His actions also had repercussions in a section of the gaming community, where he became a symbol around which the far right could rally. On Gab, a tech platform popular with social media users on the far right, a widely circulated meme shows Triani portrayed as the leading character in God of War, known as Kratos. It was first posted shortly after the attack.

'Not Viking enough'

Fortunately, it’s only a small number of people operating in gaming that are locked into these highly distorted views of society. But when these views do appear, they are as deliberately grotesque as possible. A cursory look on Reddit, which I wouldn’t recommend for anyone’s sanity, reveals users complaining that Valhalla’s developers Ubisoft have caved in to external pressure and become “too woke”. The most pressing concern on the thread is that there is no opportunity to rape anyone in the game, which didn’t make it “Viking” enough – a complaint that’s been repeated on several forums. (It’s worth mentioning that no popular video game, including Valhalla or God of War, offers this function.)

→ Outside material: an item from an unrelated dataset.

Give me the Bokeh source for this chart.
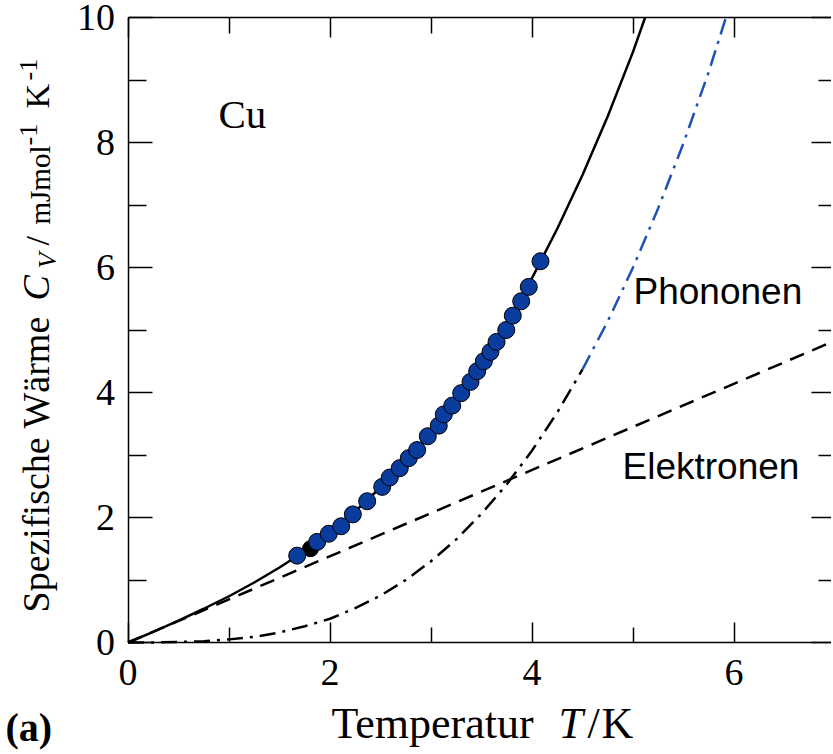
from math import pi
from bokeh.plotting import figure
from bokeh.models import LinearAxis, Label, FixedTicker, Range1d
from bokeh.embed import file_html
from bokeh.resources import INLINE

# ---------------- data ----------------
# total specific heat (solid line), mJ/(mol K)
T_total = [0.0, 0.25, 0.5, 0.75, 1.0, 1.25, 1.5, 1.75, 2.0, 2.25, 2.5, 2.75,
           3.0, 3.25, 3.5, 3.75, 4.0, 4.25, 4.5, 4.75, 5.0, 5.12]
C_total = [0.00, 0.17, 0.35, 0.54, 0.74, 0.96, 1.20, 1.46, 1.76, 2.10, 2.48, 2.90,
           3.37, 3.89, 4.47, 5.12, 5.83, 6.62, 7.48, 8.42, 9.45, 10.0]
# phonon contribution (dash-dot line)
T_phonon = [0.0, 0.25, 0.5, 0.75, 1.0, 1.25, 1.5, 1.75, 2.0, 2.25, 2.5, 2.75,
            3.0, 3.25, 3.5, 3.75, 4.0, 4.25, 4.5, 4.75, 5.0, 5.25, 5.5, 5.75, 5.92]
C_phonon = [0.00, 0.00, 0.01, 0.02, 0.05, 0.09, 0.16, 0.26, 0.38, 0.55, 0.75, 1.00,
            1.30, 1.65, 2.06, 2.53, 3.07, 3.68, 4.37, 5.14, 6.00, 6.95, 7.99, 9.13, 10.0]
# electron contribution (dashed line)
T_el = [0.0, 7.0]
C_el = [0.0, 4.83]
# measured points (blue circles)
T_meas = [1.675, 1.873, 1.988, 2.111, 2.226, 2.368, 2.517, 2.592, 2.691, 2.780,
          2.863, 2.968, 3.077, 3.127, 3.210, 3.299, 3.391, 3.457, 3.523, 3.589,
          3.649, 3.745, 3.810, 3.893, 3.968, 4.084]
C_meas = [1.39, 1.61, 1.74, 1.86, 2.05, 2.26, 2.49, 2.64, 2.79, 2.95,
          3.08, 3.30, 3.47, 3.65, 3.79, 3.99, 4.17, 4.34, 4.50, 4.65,
          4.81, 5.00, 5.23, 5.46, 5.69, 6.10]
# one dark point partly hidden behind the blue ones
T_dark = [1.807]
C_dark = [1.50]

x_major = [0, 2, 4, 6]
x_minor = [1, 3, 5]
y_major = [0, 2, 4, 6, 8, 10]
y_minor = [1, 3, 5, 7, 9]
x_lim = (0, 7)
y_lim = (0, 10)

SERIF = "Liberation Serif"
SANS = "Liberation Sans"

W, H = 831, 752
X0, SX = 127.5, 101.0   # pixel of T=0, pixels per K
Y0, SY = 642.0, 62.5    # pixel of C=0, pixels per unit

p = figure(width=W, height=H,
           x_range=Range1d(-X0 / SX, (W - X0) / SX),
           y_range=Range1d((Y0 - H) / SY, Y0 / SY),
           output_backend="svg", toolbar_location=None,
           x_axis_location=None, y_axis_location=None,
           min_border=0, min_border_left=0, min_border_right=0,
           min_border_top=0, min_border_bottom=0)
p.outline_line_color = None
p.background_fill_color = "white"
p.border_fill_color = "white"
p.grid.visible = False

common = dict(axis_line_width=1.5, axis_line_color="black",
              major_tick_line_width=1.5, minor_tick_line_width=1.5,
              major_tick_out=0, minor_tick_out=0)

xb = LinearAxis(ticker=FixedTicker(ticks=x_major, minor_ticks=x_minor),
                fixed_location=y_lim[0], bounds=x_lim,
                major_tick_in=20, minor_tick_in=15,
                major_label_text_font=SERIF, major_label_text_font_size="38px",
                major_label_text_color="black", major_label_standoff=17, **common)
yl = LinearAxis(ticker=FixedTicker(ticks=y_major, minor_ticks=y_minor),
                fixed_location=x_lim[0], bounds=y_lim,
                major_tick_in=24, minor_tick_in=18,
                major_label_text_font=SERIF, major_label_text_font_size="38px",
                major_label_text_color="black", major_label_standoff=13, **common)
p.add_layout(xb, "below")
p.add_layout(yl, "left")

# top frame side: ticks only (no labels)
xa1 = LinearAxis(ticker=FixedTicker(ticks=[], minor_ticks=x_major), fixed_location=y_lim[1],
                 bounds=x_lim, minor_tick_in=20, **common)
xa2 = LinearAxis(ticker=FixedTicker(ticks=[], minor_ticks=x_minor), fixed_location=y_lim[1],
                 bounds=x_lim, minor_tick_in=16, **common)
xa2.axis_line_color = None
p.add_layout(xa1, "above")
p.add_layout(xa2, "above")
# right frame side: ticks only, frame line lies beyond the picture
yr1 = LinearAxis(ticker=FixedTicker(ticks=[], minor_ticks=y_major), fixed_location=x_lim[1],
                 bounds=y_lim, minor_tick_in=24, **common)
yr2 = LinearAxis(ticker=FixedTicker(ticks=[], minor_ticks=y_minor), fixed_location=x_lim[1],
                 bounds=y_lim, minor_tick_in=17, **common)
yr1.axis_line_color = None
yr2.axis_line_color = None
p.add_layout(yr1, "right")
p.add_layout(yr2, "right")

# curves
p.line(T_el, C_el, line_color="black", line_width=2.5, line_dash="15 9")
n_black = 19  # up to T = 4.5 in black, the rest in blue
p.line(T_phonon[:n_black], C_phonon[:n_black], line_color="black", line_width=2.5,
       line_dash="16 7 3 7")
p.line(T_phonon[n_black - 1:], C_phonon[n_black - 1:], line_color="#1f50b5", line_width=2.5,
       line_dash="16 7 3 7")
p.line(T_total, C_total, line_color="black", line_width=2.5)

# data points
p.scatter(T_dark, C_dark, size=16, fill_color="black", line_color="black")
p.scatter(T_meas, C_meas, size=17, fill_color="#0a3c9e", line_color="black", line_width=1)


def lab(x, y, text, font=SERIF, size=38, style="normal", rotated=False):
    # (x, y): start of the text baseline in picture pixels
    shift = 0.37 * size  # compensates where Bokeh puts the alphabetic baseline
    if rotated:
        x, angle = x - shift, pi / 2
    else:
        y, angle = y - shift, 0.0
    p.add_layout(Label(x=(x - X0) / SX, y=(Y0 - y) / SY, text=text, text_font=font,
                       text_font_size=f"{size}px", text_font_style=style,
                       text_color="black", text_align="left",
                       text_baseline="alphabetic", angle=angle))


# annotations (positions in picture pixels)
lab(218, 129, "Cu", size=41)
lab(633, 305, "Phononen", font=SANS, size=37)
lab(622, 480, "Elektronen", font=SANS, size=37)

# x axis title
lab(331, 739, "Temperatur", size=44)
lab(558, 739, "T", size=44, style="italic")
lab(587, 739, "/", size=44)
lab(601, 739, "K", size=44)
lab(5, 742, "(a)", size=40, style="bold")

# y axis title (rotated, reads bottom to top)
lab(50, 612, "Spezifische Wärme", size=38, rotated=True)
lab(50, 300, "C", size=38, style="italic", rotated=True)
lab(57, 268, "V", size=26, style="italic", rotated=True)
lab(50, 245, "/", size=34, rotated=True)
lab(50, 224, "mJmol", size=29, rotated=True)
lab(38, 145, "-1", size=26, rotated=True)
lab(50, 108, "K", size=34, rotated=True)
lab(38, 80, "-1", size=26, rotated=True)

open("out.html", "w").write(file_html(p, INLINE))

It’s hard to police some of the behaviour in online gaming communities as so much of it is steeped in irony and humour. There’s no way of being able to tell if someone sharing a meme or even stating something vulgar or offensive is planning a terrorist act, or even if they believe in what they’re saying in any sense. Sometimes, a meme with deeply hidden connotations with the far right has been repeated so many times that it is stripped of its meaning and appears as a simple joke. Even the most advanced of analysts are usually unable to pinpoint someone’s motivations.

That doesn’t mean nothing can be done. TikTok banned the term “hyperborea” from its search function after fake videos claiming to show forgotten, hidden snow civilisations received millions of views. That won’t stop TikTok users who are so inclined to find alternative ways of posting esoteric Nazi content through using similar hashtags, but it at least shows that those holding the reins in big tech are aware of these far-right dog whistles.

There have been attempts within the gaming community to tackle toxic attitudes through broader representation in storylines. Valhalla, for example, includes a female protagonist, while God of War: Ragnarök, launched in 2021, has also included Black, female characters. It’s hard to tell, however, how cynical these inclusions may turn out to be.

While developers may protest that no one can know how any fictional work will be used and adapted, this can also be argued as a reason to be more cautious. The GNET research showed that the developers of Assassin’s Creed: Valhalla and God of War were aware that the games risked indulging the far right. And yet they still gave their players storylines that recycled dangerous prejudices. Meanwhile, Ubisoft made over $2 billion in revenue in 2022 alone. In an increasingly right-wing political landscape, games developers and technology companies making extortionate profits can afford to tell a different story.